Stefania Rota uccisa con il batticarne durante uno scatto d’ira
Ivano Perico ha deciso di parlare con i pm. «Era convinto di aver subito un’ingiustizia» relativamente al capannone a ridosso della sua abitazione, dicono i suoi legali
Il primo oggetto che gli è capitato a tiro l’ha usato per colpire la cugina, per sua stessa ammissione. Un batticarne, pare. Sono queste le nuove indiscrezioni sul delitto di Stefania Rota, 62 anni, nella sua casa di Mapello. Il cugino in seconda Ivano Perico, in carcere, vuole confessare tutto ai pm, come raccontano gli avvocati della difesa Stefania Battistelli e Piero Pasini, sentiti dal Corriere Bergamo.
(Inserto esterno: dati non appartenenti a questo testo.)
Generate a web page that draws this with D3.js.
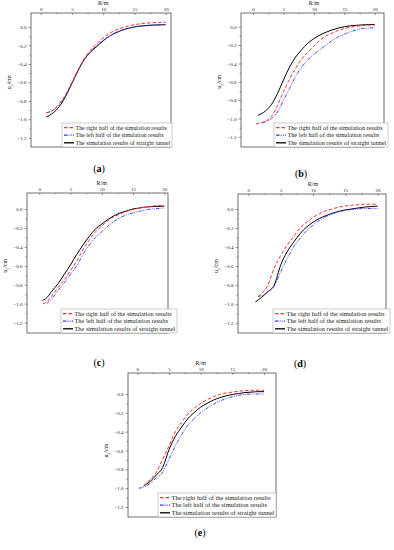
<!DOCTYPE html>
<html>
<head>
<meta charset="utf-8">
<script src="https://cdn.jsdelivr.net/npm/d3@7"></script>
<style>
  body { margin: 0; background: #fff; }
  svg { display: block; font-family: "Liberation Serif", "Times New Roman", serif; }
</style>
</head>
<body>
<svg id="viz" width="394" height="550"></svg>
<script>
// tick labels / legend text
const xTicks = [0, 5, 10, 15, 20];
const yTicks = [0, -0.2, -0.4, -0.6, -0.8, -1.0, -1.2];
const legendLabels = [
    'The right half of the simulation results',
    'The left half of the simulation results',
    'The simulation results of straight tunnel'
];

// (a)  [R, u_y]
const aRight = [[0.9,-0.93],[2,-0.90],[3,-0.83],[4,-0.73],[5,-0.60],[6,-0.46],[7,-0.34],[8,-0.25],[9,-0.18],[10,-0.12],[11,-0.07],[12,-0.035],[13,-0.01],[14,0.01],[15,0.025],[16,0.035],[17,0.042],[18,0.047],[19,0.05],[20,0.05]];
const aLeft = [[0.9,-0.93],[2,-0.90],[3,-0.84],[4,-0.74],[5,-0.61],[6,-0.47],[7,-0.35],[8,-0.26],[9,-0.20],[10,-0.145],[11,-0.10],[12,-0.06],[13,-0.035],[14,-0.015],[15,0.0],[16,0.01],[17,0.016],[18,0.02],[19,0.023],[20,0.025]];
const aStraight = [[0.9,-0.975],[2,-0.93],[3,-0.86],[4,-0.75],[5,-0.61],[6,-0.47],[7,-0.35],[8,-0.27],[9,-0.21],[10,-0.15],[11,-0.10],[12,-0.065],[13,-0.035],[14,-0.015],[15,0.0],[16,0.01],[17,0.015],[18,0.02],[19,0.022],[20,0.025]];

// (b)
const bRight = [[0.5,-1.06],[1,-1.05],[2,-1.03],[3,-0.98],[4,-0.86],[5,-0.71],[6,-0.57],[7,-0.45],[8,-0.35],[9,-0.28],[10,-0.21],[11,-0.15],[12,-0.10],[13,-0.07],[14,-0.04],[15,-0.02],[16,-0.005],[17,0.005],[18,0.012],[19,0.016],[20,0.018]];
const bLeft = [[1.5,-1.05],[2,-1.04],[3,-1.0],[4,-0.93],[5,-0.80],[6,-0.67],[7,-0.54],[8,-0.44],[9,-0.36],[10,-0.30],[11,-0.25],[12,-0.20],[13,-0.15],[14,-0.11],[15,-0.08],[16,-0.055],[17,-0.035],[18,-0.02],[19,-0.015],[20,-0.01]];
const bStraight = [[0.8,-0.965],[2,-0.92],[3,-0.85],[4,-0.73],[5,-0.58],[6,-0.44],[7,-0.33],[8,-0.25],[9,-0.18],[10,-0.13],[11,-0.09],[12,-0.06],[13,-0.035],[14,-0.015],[15,0.0],[16,0.01],[17,0.015],[18,0.02],[19,0.022],[20,0.025]];

// (c)
const cRight = [[0.6,-1.0],[1,-0.99],[2,-0.92],[3,-0.83],[4,-0.75],[5,-0.65],[6,-0.55],[7,-0.43],[8,-0.33],[9,-0.24],[10,-0.18],[11,-0.12],[12,-0.08],[13,-0.05],[14,-0.025],[15,-0.005],[16,0.01],[17,0.02],[18,0.03],[19,0.035],[20,0.04]];
const cLeft = [[1.2,-1.0],[2,-0.95],[3,-0.86],[4,-0.78],[5,-0.69],[6,-0.60],[7,-0.48],[8,-0.38],[9,-0.30],[10,-0.24],[11,-0.18],[12,-0.13],[13,-0.09],[14,-0.06],[15,-0.04],[16,-0.025],[17,-0.01],[18,0.0],[19,0.005],[20,0.01]];
const cStraight = [[0.5,-0.965],[1,-0.95],[2,-0.87],[3,-0.79],[4,-0.69],[5,-0.59],[6,-0.48],[7,-0.38],[8,-0.29],[9,-0.21],[10,-0.16],[11,-0.11],[12,-0.07],[13,-0.04],[14,-0.02],[15,0.0],[16,0.01],[17,0.02],[18,0.025],[19,0.028],[20,0.03]];

// (d)
const dRight = [[1.5,-0.92],[2,-0.89],[3,-0.80],[4,-0.62],[5,-0.49],[6,-0.38],[7,-0.29],[8,-0.20],[9,-0.14],[10,-0.09],[11,-0.05],[12,-0.02],[13,0.0],[14,0.02],[15,0.03],[16,0.04],[17,0.045],[18,0.05],[19,0.05],[20,0.05]];
const dLeft = [[1.5,-0.92],[2,-0.91],[3,-0.87],[4,-0.81],[5,-0.66],[6,-0.52],[7,-0.40],[8,-0.31],[9,-0.23],[10,-0.17],[11,-0.12],[12,-0.08],[13,-0.05],[14,-0.03],[15,-0.015],[16,-0.005],[17,0.0],[18,0.005],[19,0.005],[20,0.005]];
const dStraight = [[1.1,-0.975],[2,-0.93],[3,-0.87],[4,-0.80],[5,-0.59],[6,-0.45],[7,-0.35],[8,-0.26],[9,-0.19],[10,-0.14],[11,-0.10],[12,-0.07],[13,-0.045],[14,-0.025],[15,-0.01],[16,0.0],[17,0.01],[18,0.02],[19,0.025],[20,0.03]];

// (e)
const eRight = [[1,-0.975],[2,-0.91],[3,-0.83],[4,-0.69],[5,-0.55],[6,-0.40],[7,-0.30],[8,-0.21],[9,-0.15],[10,-0.10],[11,-0.06],[12,-0.03],[13,-0.005],[14,0.01],[15,0.02],[16,0.03],[17,0.035],[18,0.04],[19,0.04],[20,0.04]];
const eLeft = [[0.2,-1.0],[1,-0.99],[2,-0.95],[3,-0.89],[4,-0.83],[5,-0.69],[6,-0.55],[7,-0.43],[8,-0.33],[9,-0.26],[10,-0.20],[11,-0.15],[12,-0.11],[13,-0.075],[14,-0.05],[15,-0.03],[16,-0.015],[17,-0.005],[18,0.0],[19,0.0],[20,0.0]];
const eStraight = [[1,-0.975],[2,-0.93],[3,-0.86],[4,-0.78],[5,-0.59],[6,-0.45],[7,-0.35],[8,-0.26],[9,-0.195],[10,-0.14],[11,-0.10],[12,-0.065],[13,-0.04],[14,-0.02],[15,-0.005],[16,0.005],[17,0.015],[18,0.02],[19,0.025],[20,0.025]];

// panel layout (plot box: left, top, right, bottom)
const panels = [
    { tag: 'a', box: [31, 13, 171, 147], xd: [-1.55, 20.85], yd: [-1.3, 0.151], legX: 62, legW: 110, tagXY: [99, 168], data: [aRight, aLeft, aStraight] },
    { tag: 'b', box: [241, 13, 384, 147], xd: [-1.97, 21.5], yd: [-1.31, 0.149], legX: 274, legW: 114, tagXY: [301, 173], data: [bRight, bLeft, bStraight] },
    { tag: 'c', box: [27, 193, 168, 333], xd: [-1.96, 20.6], yd: [-1.31, 0.169], legX: 61, legW: 116, tagXY: [99, 362], data: [cRight, cLeft, cStraight] },
    { tag: 'd', box: [238, 194, 386, 333], xd: [-1.6, 21.3], yd: [-1.302, 0.157], legX: 273, legW: 117, tagXY: [300, 363], data: [dRight, dLeft, dStraight] },
    { tag: 'e', box: [128, 373, 276, 517], xd: [-1.48, 21.9], yd: [-1.306, 0.223], legX: 158, legW: 118, tagXY: [200, 532], data: [eRight, eLeft, eStraight] }
];

const styles = [
    { color: '#ff3030', dash: '3.5,2', width: 1.0 },
    { color: '#3030ff', dash: '3.5,1.2,0.9,1.2,0.9,1.2', width: 0.9 },
    { color: '#000000', dash: null, width: 1.0 }
];

let svg = d3.select('#viz');

panels.forEach((p) => {
    let [left, top, right, bottom] = p.box;
    let x = d3.scaleLinear().domain(p.xd).range([left, right]);
    let y = d3.scaleLinear().domain(p.yd).range([bottom, top]);
    let g = svg.append('g');

    // top axis (ticks pointing in)
    g.append('g')
        .attr('transform', 'translate(0,' + top + ')')
        .call(d3.axisTop(x).tickValues(xTicks).tickFormat(d3.format('d')).tickSize(-2).tickPadding(1.6))
        .call((a) => a.select('.domain').remove())
        .call((a) => a.selectAll('text').attr('font-size', 5).attr('font-family', 'Liberation Serif').attr('fill', '#222'));
    g.append('g')
        .attr('transform', 'translate(0,' + top + ')')
        .call(d3.axisTop(x).tickValues([2.5, 7.5, 12.5, 17.5]).tickSize(-1.2).tickFormat(''))
        .call((a) => a.select('.domain').remove());

    // left axis (ticks pointing out)
    g.append('g')
        .attr('transform', 'translate(' + left + ',0)')
        .call(d3.axisLeft(y).tickValues(yTicks).tickFormat(d3.format('.1f')).tickSize(2.5).tickPadding(2))
        .call((a) => a.select('.domain').remove())
        .call((a) => a.selectAll('text').attr('font-size', 5).attr('font-family', 'Liberation Serif').attr('fill', '#222'));
    g.append('g')
        .attr('transform', 'translate(' + left + ',0)')
        .call(d3.axisLeft(y).tickValues([-0.1, -0.3, -0.5, -0.7, -0.9, -1.1]).tickSize(1.4).tickFormat(''))
        .call((a) => a.select('.domain').remove());

    g.selectAll('.tick line').attr('stroke', '#333').attr('stroke-width', 0.5);

    // frame
    g.append('rect')
        .attr('x', left).attr('y', top)
        .attr('width', right - left).attr('height', bottom - top)
        .attr('fill', 'none')
        .attr('stroke', '#333')
        .attr('stroke-width', 0.7);

    // axis titles
    g.append('text')
        .attr('x', x(10))
        .attr('y', top - 8)
        .attr('text-anchor', 'middle')
        .attr('font-size', 6)
        .attr('fill', '#222')
        .text('R/m');
    let yt = g.append('text')
        .attr('transform', 'translate(' + (left - 20) + ',' + y(-0.6) + ') rotate(-90)')
        .attr('text-anchor', 'middle')
        .attr('font-size', 6)
        .attr('fill', '#222');
    yt.append('tspan').text('u');
    yt.append('tspan').attr('font-size', 4).attr('dy', 1.5).text('y');
    yt.append('tspan').attr('dy', -1.5).text('/cm');

    // curves
    let line = d3.line()
        .x((d) => x(d[0]))
        .y((d) => y(d[1]))
        .curve(d3.curveMonotoneX);
    [2, 1, 0].forEach((i) => {
        g.append('path')
            .datum(p.data[i])
            .attr('d', line)
            .attr('fill', 'none')
            .attr('stroke', styles[i].color)
            .attr('stroke-width', styles[i].width)
            .attr('stroke-dasharray', styles[i].dash);
    });

    // legend
    let legH = 24;
    let leg = g.append('g').attr('transform', 'translate(' + p.legX + ',' + (bottom - legH) + ')');
    leg.append('rect')
        .attr('width', p.legW).attr('height', legH)
        .attr('fill', '#fff')
        .attr('stroke', '#aaa')
        .attr('stroke-width', 0.6);
    let texts = [];
    legendLabels.forEach((lab, i) => {
        let cy = 4.6 + i * 7.6;
        leg.append('line')
            .attr('x1', 2).attr('x2', 12)
            .attr('y1', cy).attr('y2', cy)
            .attr('stroke', styles[i].color)
            .attr('stroke-width', styles[i].width + 0.3)
            .attr('stroke-dasharray', styles[i].dash);
        texts.push(leg.append('text')
            .attr('x', 13.5).attr('y', cy)
            .attr('dy', '0.35em')
            .attr('font-size', 10)
            .attr('fill', '#222')
            .text(lab));
    });
    // fit the legend text to the box width
    let widest = d3.max(texts, (t) => t.node().getComputedTextLength());
    let fs = Math.min(7.4, 10 * (p.legW - 15) / widest);
    texts.forEach((t) => t.attr('font-size', fs));

    // panel tag
    let tag = g.append('text')
        .attr('x', p.tagXY[0]).attr('y', p.tagXY[1])
        .attr('dy', '0.35em')
        .attr('text-anchor', 'middle')
        .attr('font-size', 10);
    tag.append('tspan').text('(');
    tag.append('tspan').attr('font-weight', 'bold').text(p.tag);
    tag.append('tspan').text(')');
});
</script>
</body>
</html>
Il gesto sarebbe legato a uno scatto d’ira, per un movente i cui contorni si stanno facendo via via più precisi: una pratica di condono edilizio per il capannone situato tra le due ville, quella della vittima e del suo presunto assassino. Un imbroglio, secondo Perico. Il rogo dello studio tecnico del geometra che si era occupato della faccenda, se la connessione tra gli eventi dovesse essere dimostrata, chiuderebbe il cerchio.
Il capannone era di proprietà della donna: ospitava l’ex officina del padre fabbro, con una coda di abusivismo a ridosso della proprietà confinante. All’interno ora c’è il magazzino di una società edile, che paga l’affitto, ma una parete della struttura è praticamente attaccata alla casa del cugino: il tetto in lamiera tocca la stessa facciata laterale della bella casa dell’uomo.
Secondo una prima ricostruzione, insomma, a Perico la cosa proprio non andava giù. Lo studio tecnico in via XI Febbraio, la stessa via del delitto, il 3 marzo è stato appunto colpito da un atto incendiario. Come da testimonianze riportate, ad appiccare il fuoco era stato un uomo sulla sessantina, portando una tanica di benzina vista in quei giorni vicino alla Ford Fiesta di Stefania, che però (anche se ancora nessuno lo sapeva) al tempo era già deceduta.